I don’t write door stops, so I’m in danger of doing what John McNally calls putting too much in the container. This is more often a problem with short stories, but it’s a concern with novels, as well. I also don’t want to give anything short shrift. There are things I dare not ignore, but I want to be fair.

I also can’t afford to write as if someone is looking over my shoulder. My books have always been well received (if not frequently purchased) when all I’ve tried to do is write a book I’d like to read.

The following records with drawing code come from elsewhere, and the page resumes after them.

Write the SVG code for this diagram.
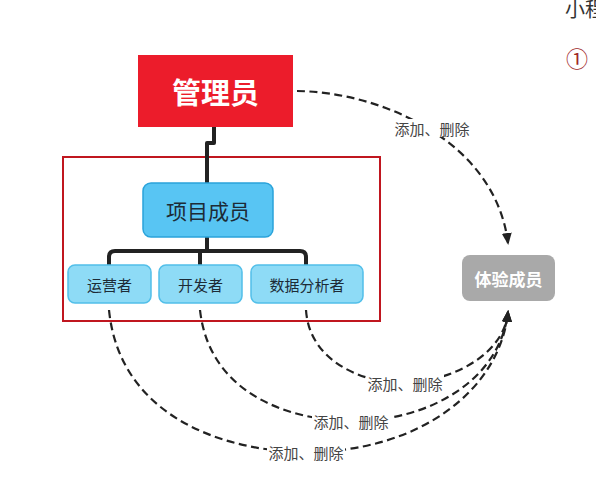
<svg xmlns="http://www.w3.org/2000/svg" width="596" height="488" viewBox="0 0 596 488">
<style>
.t{font-family:"Noto Sans CJK SC","Noto Sans",sans-serif}
.dash{fill:none;stroke:#222;stroke-width:2.2;stroke-dasharray:8 4.5}
.tree{fill:none;stroke:#222;stroke-width:4;stroke-linejoin:round}
.lbl{font-size:15px;fill:#444;text-anchor:middle;dominant-baseline:central}
.child{fill:#8edbf6;stroke:#52bfe9;stroke-width:1.5}
.ctext{font-size:15px;fill:#1d2b36;text-anchor:middle;dominant-baseline:central}
</style>
<defs>
<marker id="ah2" markerWidth="12" markerHeight="10" refX="10" refY="5" orient="auto" markerUnits="userSpaceOnUse" viewBox="0 0 12 10">
<path d="M0 0 L12 5 L0 10 Z" fill="#222"/>
</marker>
</defs>
<rect width="596" height="488" fill="#fff"/>
<text class="t" x="565" y="17" font-size="20" fill="#333">小程</text>
<text class="t" x="566" y="67" font-size="22" fill="#a0282a">①</text>
<rect id="group-frame" x="63" y="157" width="317" height="164" fill="none" stroke="#c0161f" stroke-width="2"/>
<g id="connectors">
<path class="tree" d="M214 127 V143 H207 V183"/>
<path class="tree" d="M207 237 V251 M109 265 V257 Q109 251 115 251 H300 Q306 251 306 257 V265 M200 251 V265"/>
<path class="dash" d="M297 91 C380 92 495 140 508 243" marker-end="url(#ah2)"/>
<path class="dash" d="M306 310 C310 370 380 385 405 383 C460 380 505 350 508 312" marker-end="url(#ah2)"/>
<path class="dash" d="M200 310 C210 400 300 421 352 421 C430 421 500 380 508 312" marker-end="url(#ah2)"/>
<path class="dash" d="M109 310 C120 420 230 452 306 452 C420 452 500 390 508 312" marker-end="url(#ah2)"/>
<rect x="393" y="119" width="78" height="18" fill="#fff"/>
<text class="t lbl" x="432" y="128">添加、删除</text>
<rect x="366" y="374" width="78" height="18" fill="#fff"/>
<text class="t lbl" x="405" y="383">添加、删除</text>
<rect x="312" y="412" width="78" height="18" fill="#fff"/>
<text class="t lbl" x="351" y="421">添加、删除</text>
<rect x="267" y="443" width="78" height="18" fill="#fff"/>
<text class="t lbl" x="306" y="452">添加、删除</text>
</g>
<g id="admin">
<rect x="138" y="55" width="155" height="72" fill="#ec1c2b"/>
<text class="t" x="215.5" y="91" font-size="29" font-weight="bold" fill="#fff" text-anchor="middle" dominant-baseline="central">管理员</text>
</g>
<g id="members">
<rect x="143" y="183" width="130" height="54" rx="8" fill="#58c5f3" stroke="#2aa3da" stroke-width="1.5"/>
<text class="t" x="208" y="210" font-size="21" fill="#1d2b36" text-anchor="middle" dominant-baseline="central">项目成员</text>
</g>
<g id="ops">
<rect class="child" x="68" y="265" width="83" height="38" rx="7"/>
<text class="t ctext" x="109.5" y="284">运营者</text>
</g>
<g id="dev">
<rect class="child" x="159" y="265" width="83" height="38" rx="7"/>
<text class="t ctext" x="200.5" y="284">开发者</text>
</g>
<g id="analyst">
<rect class="child" x="251" y="265" width="112" height="38" rx="7"/>
<text class="t ctext" x="307" y="284">数据分析者</text>
</g>
<g id="trial">
<rect x="462" y="255" width="93" height="46" rx="8" fill="#a9a9a9"/>
<text class="t" x="508.5" y="278" font-size="17" font-weight="bold" fill="#fff" text-anchor="middle" dominant-baseline="central">体验成员</text>
</g>
</svg>
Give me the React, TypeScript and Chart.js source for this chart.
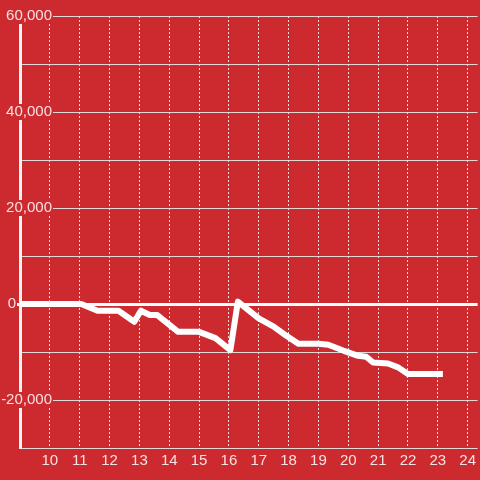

Which I suppose brings us to the real problem: I don’t know what kind of book I want to read right now. The Beloved Spouse™ and I abandoned a long-anticipated re-viewing of The Shield last weekend after two episodes. We love the show but neither of us was in the mood to watch it. More than ever, I need to hit a proper balance, and that’s going to require more of a plan than I usually take into a book. I always outline the chapters to remind myself what needs to happen to move things along. How it happens I leave for the actual writing. This time I need a better defined vision of not only what happens, but how and why. Not to do so is an invitation to either drift into blandness, write a screed, or create something that goes in every direction without arriving anywhere.

It’s going to be interesting.

At least I’m not on a ventilator.

Stay well.


Mark Bergin said...

Write it anyway, and recognize that our new reality will creep in. Or crash in. There’s a thousand novels to be written about the changes in society, government and policing that are banging at the door. Creative as we may be, we won’t guess right on all of them. But as a mystery hack I write to entertain by telling a little life slice. And we both may get it very wrong with our next books ( though my book in progress is set in 2001 so I’m clear for now.) Tell the story you want to tell. My last book, written five years ago but just out, was originally to have focused n police race relations. It changed, and m probably glad now because I think I would have got it wrong.

PS. If I WERE a robot, couldn’t I have been programmed to lie and check the little denial box? MB

Dana King said...

I've wondered about that "I am not a robot" box myself.

Thanks for the comment, Mark. My toughts were already evolving between the time I wrote this and it went live. I'll have to do a follow up. I'll definitely be in touch once I'm through futzing around.